## [Your instructions]
Without the pictures, print the lines running from the beginning of the material to the line containing "hayashi_lower_F = [0.693, 0.682, 0.664, 0.631, 0.575]", both ends included.

-- begin --

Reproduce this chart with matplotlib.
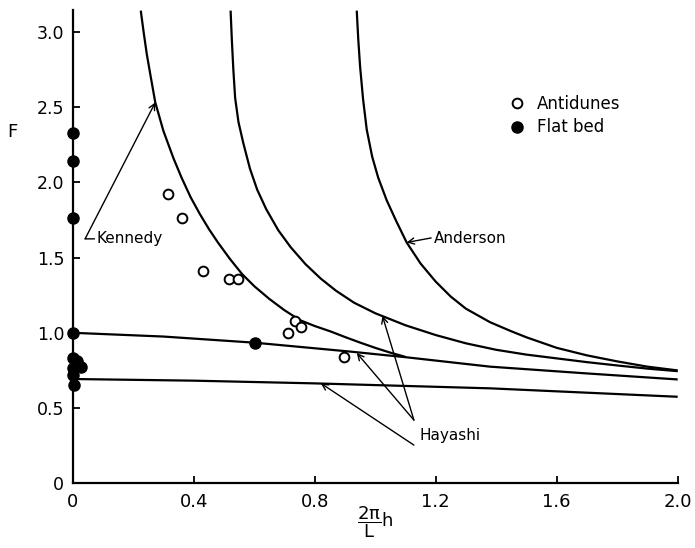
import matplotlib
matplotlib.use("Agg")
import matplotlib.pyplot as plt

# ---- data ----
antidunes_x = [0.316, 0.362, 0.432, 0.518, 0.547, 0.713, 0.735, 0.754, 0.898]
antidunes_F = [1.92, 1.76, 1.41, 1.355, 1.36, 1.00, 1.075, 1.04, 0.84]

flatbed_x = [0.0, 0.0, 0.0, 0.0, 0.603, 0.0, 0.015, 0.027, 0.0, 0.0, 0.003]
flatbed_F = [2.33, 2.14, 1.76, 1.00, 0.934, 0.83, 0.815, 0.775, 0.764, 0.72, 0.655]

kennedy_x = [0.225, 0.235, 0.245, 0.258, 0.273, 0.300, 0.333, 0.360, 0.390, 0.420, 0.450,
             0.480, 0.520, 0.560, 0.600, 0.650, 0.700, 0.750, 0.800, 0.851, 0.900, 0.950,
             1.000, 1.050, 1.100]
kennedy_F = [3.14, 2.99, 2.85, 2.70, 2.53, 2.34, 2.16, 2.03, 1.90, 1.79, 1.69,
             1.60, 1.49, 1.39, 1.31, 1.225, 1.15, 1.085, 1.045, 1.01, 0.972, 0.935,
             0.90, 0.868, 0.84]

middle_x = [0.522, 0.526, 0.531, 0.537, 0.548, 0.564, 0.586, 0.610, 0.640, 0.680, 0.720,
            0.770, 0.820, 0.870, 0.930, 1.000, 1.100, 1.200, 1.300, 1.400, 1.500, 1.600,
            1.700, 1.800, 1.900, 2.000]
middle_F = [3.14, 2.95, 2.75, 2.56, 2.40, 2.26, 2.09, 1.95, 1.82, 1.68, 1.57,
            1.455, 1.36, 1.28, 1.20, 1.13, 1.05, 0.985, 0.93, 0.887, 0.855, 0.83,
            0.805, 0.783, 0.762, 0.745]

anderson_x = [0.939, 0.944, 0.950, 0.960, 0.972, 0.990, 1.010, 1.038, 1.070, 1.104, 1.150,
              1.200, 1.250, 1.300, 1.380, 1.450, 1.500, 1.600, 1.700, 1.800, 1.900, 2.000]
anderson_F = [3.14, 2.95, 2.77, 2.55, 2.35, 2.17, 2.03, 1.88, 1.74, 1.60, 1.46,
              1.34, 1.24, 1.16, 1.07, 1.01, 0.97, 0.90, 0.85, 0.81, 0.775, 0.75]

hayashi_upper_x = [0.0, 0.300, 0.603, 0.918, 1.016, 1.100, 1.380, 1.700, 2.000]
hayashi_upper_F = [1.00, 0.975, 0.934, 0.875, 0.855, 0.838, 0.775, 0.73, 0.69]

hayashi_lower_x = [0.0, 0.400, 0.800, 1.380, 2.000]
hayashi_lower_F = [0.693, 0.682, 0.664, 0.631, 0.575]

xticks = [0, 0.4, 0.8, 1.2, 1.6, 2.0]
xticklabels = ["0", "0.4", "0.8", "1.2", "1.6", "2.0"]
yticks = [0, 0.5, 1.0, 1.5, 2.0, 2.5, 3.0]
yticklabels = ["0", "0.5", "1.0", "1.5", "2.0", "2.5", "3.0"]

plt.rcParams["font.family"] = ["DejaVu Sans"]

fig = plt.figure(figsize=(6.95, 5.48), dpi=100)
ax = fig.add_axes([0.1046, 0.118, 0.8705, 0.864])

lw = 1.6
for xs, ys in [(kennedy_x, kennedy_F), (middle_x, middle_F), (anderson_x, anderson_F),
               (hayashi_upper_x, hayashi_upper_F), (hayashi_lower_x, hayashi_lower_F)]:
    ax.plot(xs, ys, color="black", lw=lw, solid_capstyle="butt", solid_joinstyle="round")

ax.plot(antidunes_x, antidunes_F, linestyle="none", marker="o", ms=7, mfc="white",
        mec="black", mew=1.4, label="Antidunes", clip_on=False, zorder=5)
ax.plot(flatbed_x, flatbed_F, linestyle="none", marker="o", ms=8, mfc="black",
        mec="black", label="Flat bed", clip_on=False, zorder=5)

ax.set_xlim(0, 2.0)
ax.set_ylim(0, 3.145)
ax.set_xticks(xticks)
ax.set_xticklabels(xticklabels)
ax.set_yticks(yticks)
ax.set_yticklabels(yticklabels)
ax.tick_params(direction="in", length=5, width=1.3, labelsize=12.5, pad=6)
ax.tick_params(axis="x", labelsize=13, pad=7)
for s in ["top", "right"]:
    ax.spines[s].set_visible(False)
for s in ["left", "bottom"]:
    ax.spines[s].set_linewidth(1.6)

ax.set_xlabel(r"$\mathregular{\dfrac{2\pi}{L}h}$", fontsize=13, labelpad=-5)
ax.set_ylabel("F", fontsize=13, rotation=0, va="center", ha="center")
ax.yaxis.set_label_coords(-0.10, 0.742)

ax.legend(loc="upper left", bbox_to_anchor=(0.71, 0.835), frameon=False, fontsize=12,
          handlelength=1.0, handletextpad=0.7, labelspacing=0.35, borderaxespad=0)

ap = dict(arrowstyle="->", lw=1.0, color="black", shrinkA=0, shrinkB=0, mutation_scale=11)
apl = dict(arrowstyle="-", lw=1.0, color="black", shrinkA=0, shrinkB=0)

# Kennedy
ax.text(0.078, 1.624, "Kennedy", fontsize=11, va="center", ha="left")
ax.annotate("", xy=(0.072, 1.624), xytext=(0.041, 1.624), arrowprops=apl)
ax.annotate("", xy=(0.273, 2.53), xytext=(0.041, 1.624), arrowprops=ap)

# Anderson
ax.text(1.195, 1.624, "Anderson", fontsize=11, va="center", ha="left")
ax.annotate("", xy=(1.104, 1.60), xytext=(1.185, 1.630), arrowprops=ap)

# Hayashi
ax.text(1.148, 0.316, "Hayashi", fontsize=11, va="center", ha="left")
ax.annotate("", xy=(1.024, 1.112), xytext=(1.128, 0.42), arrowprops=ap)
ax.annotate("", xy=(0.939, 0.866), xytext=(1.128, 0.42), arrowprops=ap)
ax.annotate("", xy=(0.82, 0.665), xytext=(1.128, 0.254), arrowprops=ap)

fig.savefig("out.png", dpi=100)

-- end --

## [Task response]
Reproduce this chart with matplotlib.
import matplotlib
matplotlib.use("Agg")
import matplotlib.pyplot as plt

# ---- data ----
antidunes_x = [0.316, 0.362, 0.432, 0.518, 0.547, 0.713, 0.735, 0.754, 0.898]
antidunes_F = [1.92, 1.76, 1.41, 1.355, 1.36, 1.00, 1.075, 1.04, 0.84]

flatbed_x = [0.0, 0.0, 0.0, 0.0, 0.603, 0.0, 0.015, 0.027, 0.0, 0.0, 0.003]
flatbed_F = [2.33, 2.14, 1.76, 1.00, 0.934, 0.83, 0.815, 0.775, 0.764, 0.72, 0.655]

kennedy_x = [0.225, 0.235, 0.245, 0.258, 0.273, 0.300, 0.333, 0.360, 0.390, 0.420, 0.450,
             0.480, 0.520, 0.560, 0.600, 0.650, 0.700, 0.750, 0.800, 0.851, 0.900, 0.950,
             1.000, 1.050, 1.100]
kennedy_F = [3.14, 2.99, 2.85, 2.70, 2.53, 2.34, 2.16, 2.03, 1.90, 1.79, 1.69,
             1.60, 1.49, 1.39, 1.31, 1.225, 1.15, 1.085, 1.045, 1.01, 0.972, 0.935,
             0.90, 0.868, 0.84]

middle_x = [0.522, 0.526, 0.531, 0.537, 0.548, 0.564, 0.586, 0.610, 0.640, 0.680, 0.720,
            0.770, 0.820, 0.870, 0.930, 1.000, 1.100, 1.200, 1.300, 1.400, 1.500, 1.600,
            1.700, 1.800, 1.900, 2.000]
middle_F = [3.14, 2.95, 2.75, 2.56, 2.40, 2.26, 2.09, 1.95, 1.82, 1.68, 1.57,
            1.455, 1.36, 1.28, 1.20, 1.13, 1.05, 0.985, 0.93, 0.887, 0.855, 0.83,
            0.805, 0.783, 0.762, 0.745]

anderson_x = [0.939, 0.944, 0.950, 0.960, 0.972, 0.990, 1.010, 1.038, 1.070, 1.104, 1.150,
              1.200, 1.250, 1.300, 1.380, 1.450, 1.500, 1.600, 1.700, 1.800, 1.900, 2.000]
anderson_F = [3.14, 2.95, 2.77, 2.55, 2.35, 2.17, 2.03, 1.88, 1.74, 1.60, 1.46,
              1.34, 1.24, 1.16, 1.07, 1.01, 0.97, 0.90, 0.85, 0.81, 0.775, 0.75]

hayashi_upper_x = [0.0, 0.300, 0.603, 0.918, 1.016, 1.100, 1.380, 1.700, 2.000]
hayashi_upper_F = [1.00, 0.975, 0.934, 0.875, 0.855, 0.838, 0.775, 0.73, 0.69]

hayashi_lower_x = [0.0, 0.400, 0.800, 1.380, 2.000]
hayashi_lower_F = [0.693, 0.682, 0.664, 0.631, 0.575]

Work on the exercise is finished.